Blizzard also took steps to actively reduce the importance of macro mechanics. Spawn Larva, for instance, is not present in the campaign. Likewise specific upgrades allow you to simply supply management, produce drones more rapidly, and automate gas mining altogether. While multiplayer advocates may react with horror, this was the right call. Macro is part of the competitive tapestry of online play, but dull, repetitive mechanics like spawn larva only become exciting and engaging when you are attempting to perform them better than another person. This dynamic does not translate well into an immersive, single player experience. Competing at injecting with a computer isn’t dynamic because your opponent is inherently monotonous and repetitive, and it’s far more interesting to focus on micro when playing through a story-based mission. Honestly, why would you want to macro when you could be beating people up with Kerrigan?
There are some issues, though. In particular, Blizzard gives us a massive array of extremely powerful permutations for the unit tech tree. Each of the main units you unlock can be modified at any time to possess one of three major upgrades. Likewise, you must choose between two mutations that fully overhaul the unit, giving them a host of new traits and abilities. This looks awesome on the surface, and in a lot of ways it is. The problem is that the options given to you are all too ubiquitously powerful given the basic formula for each mission. I think I can explain it a little better with the following analogy:
Your goal is to build a cube-shaped treehouse. You may choose between a dozen types of high quality wood, and any number of high quality hammers, nails, screws, drills, saws, and paints. While it’s fun to pick and choose, at the end of the day all you’re doing is building a cubic treehouse. It doesn’t matter if you have 3 great saws, because all of them will get the job done regardless of their individual traits.

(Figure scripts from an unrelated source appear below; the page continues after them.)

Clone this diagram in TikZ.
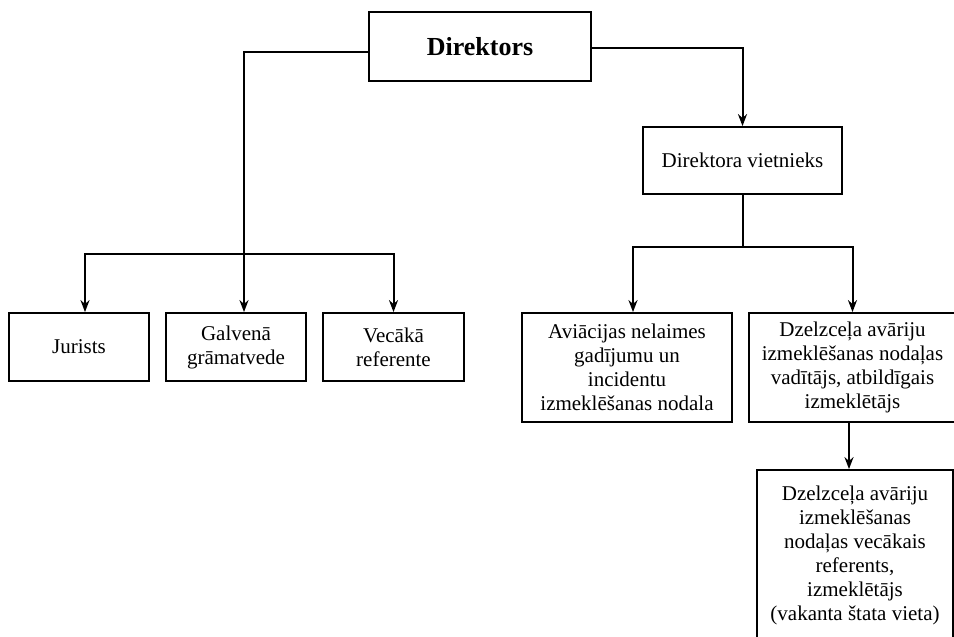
\documentclass[tikz,border=0pt]{standalone}
\usepackage{fontspec}
\setmainfont{Liberation Serif}
\usetikzlibrary{positioning,arrows.meta}

\begin{document}
\begin{tikzpicture}[x=0.5pt, y=-0.5pt,
  box/.style={draw, line width=0.9pt, inner sep=0pt, align=center,
    font=\fontsize{10.5}{12}\selectfont},
  link/.style={line width=1pt, -{Stealth[length=6pt, width=4.5pt]}}]
  \useasboundingbox[fill=white] (0,0) rectangle (954,637);
  \node[box, minimum width=111pt, minimum height=34.5pt, font=\fontsize{13}{15}\selectfont\bfseries]
    (dir) at (480,46.5) {Direktors};
  \node[box, minimum width=99.5pt, minimum height=33.5pt] (viet) at (742.5,160.5) {Direktora vietnieks};
  \node[box, minimum width=70pt, minimum height=34pt] (jur) at (79,347) {Jurists};
  \node[box, minimum width=70pt, minimum height=34pt] (gal) at (236,347) {Galvenā\\grāmatvede};
  \node[box, minimum width=70.5pt, minimum height=34pt] (vec) at (393.5,347) {Vecākā\\referente};
  \node[box, minimum width=105pt, minimum height=54.5pt] (avi) at (627,367.5)
    {Aviācijas nelaimes\\gadījumu un\\incidentu\\izmeklēšanas nodala};
  \node[box, minimum width=103.5pt, minimum height=54.5pt] (dzv) at (852.5,367.5)
    {Dzelzceļa avāriju\\izmeklēšanas nodaļas\\vadītājs, atbildīgais\\izmeklētājs};
  \node[box, minimum width=98pt, minimum height=85pt] (dzr) at (855,555)
    {Dzelzceļa avāriju\\izmeklēšanas\\nodaļas vecākais\\referents,\\izmeklētājs\\(vakanta štata vieta)};
  \coordinate (lbus) at (244,254);
  \coordinate (rbus) at (742.5,247);
  \draw[link] ([yshift=-2.75pt]dir.west) -| ([xshift=4pt]gal.north);
  \draw[link] ([yshift=-0.75pt]dir.east) -| (viet.north);
  \draw[link] (lbus) -| ([xshift=3pt]jur.north);
  \draw[link] (lbus) -| (vec.north);
  \draw[line width=1pt] (viet.south) -- (rbus);
  \draw[link] (rbus) -| ([xshift=3pt]avi.north);
  \draw[link] (rbus) -| (dzv.north);
  \draw[link] ([xshift=-1.75pt]dzv.south) -- ([xshift=-1.75pt]dzv.south |- dzr.north);
\end{tikzpicture}
\end{document}
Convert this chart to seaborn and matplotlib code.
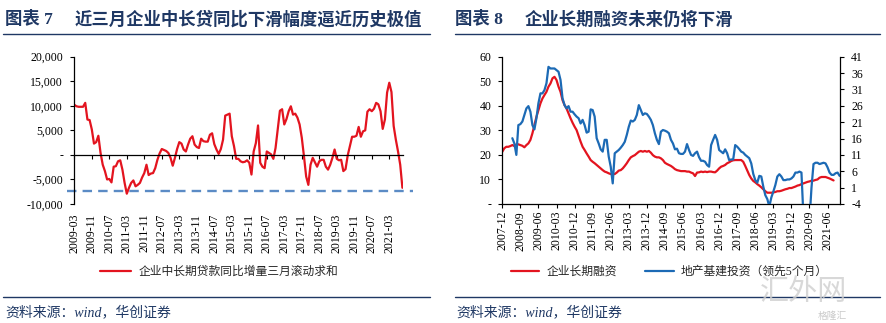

If you haven’t already figured it out, the treehouse is the campaign missions. The challenges before you are so general that your massive arsenal of units and upgrades doesn’t really matter. You could pick at random and still effectively meet every challenge thrown your way. While this critique is small potatoes, it would’ve been great to see a few scenarios built in that required you to really think about the Swarm you were making. The Zerg’s adaptive nature is central to the race, why not use it to challenge the player in a unique way? Instead, HOTS just throws mixed waves of enemy units at you in semi-predictable patterns. I could go roach/hydra in every single mission and win. I could also go muta/ling/bane in every single mission and still win. Don’t get me wrong, the massive unit upgrade tree is amazing, but it’s wasted without fights that take advantage of its diversity. A few missions come close, but none really do it.
Going to start this segment off with a bit of a rant, just so I can get it out of my system.
One of the biggest problems with Starcraft 2′s story is the handling of the Raynor/Kerrigan relationship. In the original game, the two of them were flirtatious portraits who spoke to one and other via the straightforward RTS interface. You could definitely tell there was something between them, but the game didn’t bludgeon you over the head with it. Kerrigan’s transformation leaves Jim conflicted, originally setting out to save her, then vowing to destroy her because of what she’s become.
Given the graphical sophistication of the modern games, we now get to see them interact on screen for the first time as a fully rendered Raynor and Kerrigan. Unfortunately, the interaction abandons all subtlety for melodrama. Jim lightly touches the containment cell, appealing to Sarah to chose a life with him over vengeance. Kerrigan turns away and closes her eyes, her pouty lips purse as she mulls the obviously forced conflict. This is the easiest type of behavior to write, and some of the least rewarding to watch. When the inevitable Dominion attack occurs and Raynor and Kerrigan get to team up again, the dialogue between the two is summed up when they repeat “like riding a bike” to each other.
She spent ~5 years as a bloodthirsty psycho-bitch, guys! The reconstruction of their relationship would not be like hopping on your old Huffy for a spin around the goddamn block.
This issue is further complicated when the primarily re-infested Kerrigan rescues Raynor from prison near the end of the story. He chooses that moment to re-introduce the baggage the conflict between them, ranting about Fenix and the other atrocities. While it’s great that this is finally being revisited, it should’ve happened from the start of Wings of Liberty. Instead of making Jim’s quest about some doe-eyed attempt to save Sarah, his goal should’ve always been Mengsk. His interactions with Kerrigan, when they occurred, should’ve always shown a conflict of emotions, love for the woman he once knew, hatred for what she’d done. That was the story I was hoping for. What we got instead was a confusing mess that doesn’t live up to the potential of either character and feels a bit like a soap opera.
That out of the way, let’s talk about the good stuff, which consists of pretty much every other aspect of the storytelling. The characters who join you on the Leviathan are very well crafted. Abathur, for instance, has one of the best-constructed voices I’ve ever heard in a video game. He’s consistent in his bizarre speech patterns and extremely distinct in his personality. Likewise, the reintroduction of infested Stukov and the conflict with Nerud are excellent. They drive us away from the poorly designed Raynor relationship and into the coming conflict with Amon. After dethroning Mengsk, I was left with excitement and anticipation for Legacy of the Void, as it should be.